#### The exercise
Transcribe the material word for word, but without the images.

#### Given data
>> start

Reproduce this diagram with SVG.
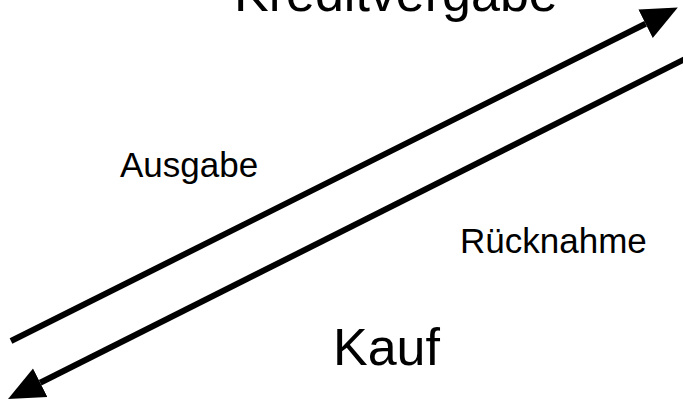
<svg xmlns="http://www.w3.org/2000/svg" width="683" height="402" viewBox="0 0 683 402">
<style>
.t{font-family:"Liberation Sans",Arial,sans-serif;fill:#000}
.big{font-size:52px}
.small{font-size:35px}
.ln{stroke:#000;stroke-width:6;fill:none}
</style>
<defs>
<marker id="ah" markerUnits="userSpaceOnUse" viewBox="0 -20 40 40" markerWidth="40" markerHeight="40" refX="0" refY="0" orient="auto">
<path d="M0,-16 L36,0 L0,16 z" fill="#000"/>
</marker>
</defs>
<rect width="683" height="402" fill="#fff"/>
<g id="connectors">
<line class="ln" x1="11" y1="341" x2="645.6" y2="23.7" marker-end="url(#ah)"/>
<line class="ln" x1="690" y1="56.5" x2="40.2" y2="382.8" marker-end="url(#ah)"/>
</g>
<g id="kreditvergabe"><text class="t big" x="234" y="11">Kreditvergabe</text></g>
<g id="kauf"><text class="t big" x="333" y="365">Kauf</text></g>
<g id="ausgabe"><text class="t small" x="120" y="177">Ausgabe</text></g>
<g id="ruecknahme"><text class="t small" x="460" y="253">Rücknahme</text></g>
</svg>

>> end

#### Solution
Reproduce this diagram with SVG.
<svg xmlns="http://www.w3.org/2000/svg" width="683" height="402" viewBox="0 0 683 402">
<style>
.t{font-family:"Liberation Sans",Arial,sans-serif;fill:#000}
.big{font-size:52px}
.small{font-size:35px}
.ln{stroke:#000;stroke-width:6;fill:none}
</style>
<defs>
<marker id="ah" markerUnits="userSpaceOnUse" viewBox="0 -20 40 40" markerWidth="40" markerHeight="40" refX="0" refY="0" orient="auto">
<path d="M0,-16 L36,0 L0,16 z" fill="#000"/>
</marker>
</defs>
<rect width="683" height="402" fill="#fff"/>
<g id="connectors">
<line class="ln" x1="11" y1="341" x2="645.6" y2="23.7" marker-end="url(#ah)"/>
<line class="ln" x1="690" y1="56.5" x2="40.2" y2="382.8" marker-end="url(#ah)"/>
</g>
<g id="kreditvergabe"><text class="t big" x="234" y="11">Kreditvergabe</text></g>
<g id="kauf"><text class="t big" x="333" y="365">Kauf</text></g>
<g id="ausgabe"><text class="t small" x="120" y="177">Ausgabe</text></g>
<g id="ruecknahme"><text class="t small" x="460" y="253">Rücknahme</text></g>
</svg>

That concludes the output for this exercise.